Protesters in the northern Italian town of Chiomonte braved 30 centimetres of snow Friday morning as they waited for Italy’s Interior Minister Matteo Salvini to visit a construction site for the high-speed ‘Tav’ rail line connecting Italy and France.


Salvini’s visit is an important demonstration of support for the controversial project, which has been subject to numerous delays over the course of its 20-year construction due mainly to Italian ambivalence over the enterprise.

In a show of bilateral solidarity, France’s transport minister Elizabeth Borne was scheduled to make a simultaneous appearance at the French Tav construction site of Saint-Martin-La-Porte in the southeast of the country.

In November Borne told Italy it had until the new year to make up its mind whether it wanted to continue with the project.


Anticipating trouble, riot police with plastic shields and batons were stationed outside the entrance to the site.

The ‘No Tav’ protesters are opposed to the trainline’s construction on the grounds that it is a waste of public funds and will damage the natural environment.

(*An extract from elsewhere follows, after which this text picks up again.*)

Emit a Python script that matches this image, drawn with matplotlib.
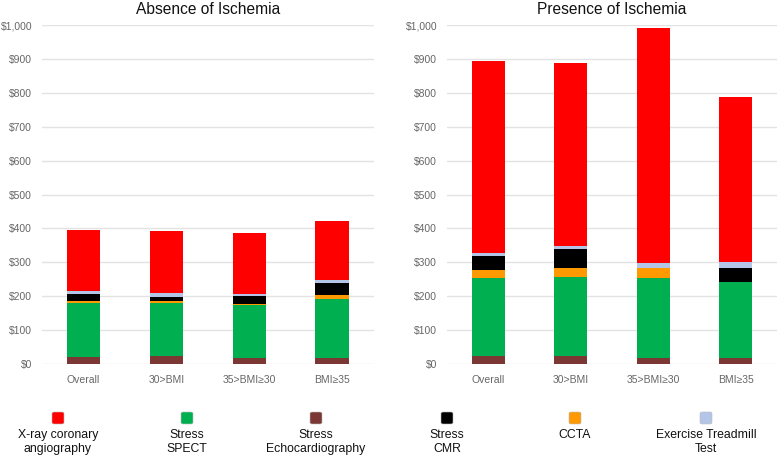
import matplotlib
matplotlib.use("Agg")
import matplotlib.pyplot as plt
import numpy as np
from matplotlib.patches import FancyBboxPatch
from matplotlib.ticker import FuncFormatter

plt.rcParams["font.family"] = ["Liberation Sans", "DejaVu Sans"]

CATEGORIES = ["Overall", "30>BMI", "35>BMI\u226530", "BMI\u226535"]

# cost per test type, stacked bottom -> top
ABS_ECHO = [20, 24, 18, 17]
ABS_SPECT = [160, 155, 154, 174]
ABS_CCTA = [6, 7, 4, 11]
ABS_CMR = [21, 12, 23, 35]
ABS_ETT = [9, 11, 6, 9]
ABS_XRAY = [179, 182, 180, 177]

PRES_ECHO = [22, 24, 18, 16]
PRES_SPECT = [230, 231, 236, 226]
PRES_CCTA = [25, 29, 29, 0]
PRES_CMR = [40, 55, 0, 41]
PRES_ETT = [11, 9, 14, 17]
PRES_XRAY = [567, 542, 695, 488]

STACK_KEYS = ["echo", "spect", "ccta", "cmr", "ett", "xray"]
COLORS = {
    "xray": "#FF0000",
    "spect": "#00B050",
    "echo": "#7B3733",
    "cmr": "#000000",
    "ccta": "#FF9900",
    "ett": "#B4C6E7",
}
LABELS = {
    "xray": "X-ray coronary\nangiography",
    "spect": "Stress\nSPECT",
    "echo": "Stress\nEchocardiography",
    "cmr": "Stress\nCMR",
    "ccta": "CCTA",
    "ett": "Exercise Treadmill\nTest",
}
LEGEND_ORDER = ["xray", "spect", "echo", "cmr", "ccta", "ett"]

panels = [
    ("Absence of Ischemia", dict(zip(STACK_KEYS, [ABS_ECHO, ABS_SPECT, ABS_CCTA, ABS_CMR, ABS_ETT, ABS_XRAY]))),
    ("Presence of Ischemia", dict(zip(STACK_KEYS, [PRES_ECHO, PRES_SPECT, PRES_CCTA, PRES_CMR, PRES_ETT, PRES_XRAY]))),
]

fig = plt.figure(figsize=(7.8, 4.58), dpi=100)
H = 458.0
ax_bottom = 1 - 363.7 / H
ax_height = (363.7 - 25.3) / H
axes = [
    fig.add_axes([42 / 780, ax_bottom, (373.5 - 42) / 780, ax_height]),
    fig.add_axes([447 / 780, ax_bottom, (777 - 447) / 780, ax_height]),
]

money = FuncFormatter(lambda v, p: f"${v:,.0f}")
x = np.arange(len(CATEGORIES))

for ax, (title, data) in zip(axes, panels):
    bottom = np.zeros(len(CATEGORIES))
    for key in STACK_KEYS:
        vals = np.array(data[key], dtype=float)
        ax.bar(x, vals, 0.4, bottom=bottom, color=COLORS[key], linewidth=0, zorder=3)
        bottom += vals
    ax.set_xlim(-0.5, 3.5)
    ax.set_ylim(0, 1000)
    ax.set_yticks(np.arange(0, 1001, 100))
    ax.yaxis.set_major_formatter(money)
    ax.set_xticks(x)
    ax.set_xticklabels(CATEGORIES)
    ax.grid(axis="y", color="#E3E3E3", linewidth=1, zorder=0)
    ax.tick_params(length=0, labelsize=7.5, colors="#666666")
    ax.tick_params(axis="x", pad=8)
    ax.tick_params(axis="y", pad=7)
    for s in ax.spines.values():
        s.set_visible(False)
    ax.set_title(title, fontsize=11.2, color="#111111", pad=8)

# legend: swatch above two-line label, six columns
col_x = [58, 187, 316, 447, 575, 706]
for cx, key in zip(col_x, LEGEND_ORDER):
    w, h = 12 / 780, 12 / H
    patch = FancyBboxPatch((cx / 780 - w / 2, 1 - 424 / H), w, h,
                           boxstyle="round,pad=0,rounding_size=0.003",
                           transform=fig.transFigure, facecolor=COLORS[key],
                           edgecolor="#BBBBBB", linewidth=0.4)
    fig.add_artist(patch)
    fig.text(cx / 780, 1 - 429 / H, LABELS[key], ha="center", va="top",
             fontsize=8.8, color="#111111", linespacing=1.2)

fig.savefig("out.png", dpi=100)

An equally vocal group wants the project to go ahead, arguing that it will bring much-needed jobs to northern Italy and boost the local economy.

The issue has caused a minor schism among Italy’s leaders, as the governing Five Star Movement (M5S) made scrapping the trainline one of its key pledges in the lead up to Italy’s March 2018 elections, but its coalition partner the League party is in favour of the project.

Salvini, who leads the League, told reporters, "Italy needs to travel more, we need the works to go ahead."

When asked for his views on the visit, M5S leader and co-deputy prime minister Luigi Di Maio told interviewers that excavation on the main tunnel for the rail line had not yet begun and didn't need to.

"The expenses for TAV would be better diverted towards the Turin subway or the Asti-Cuneo motorway," he said.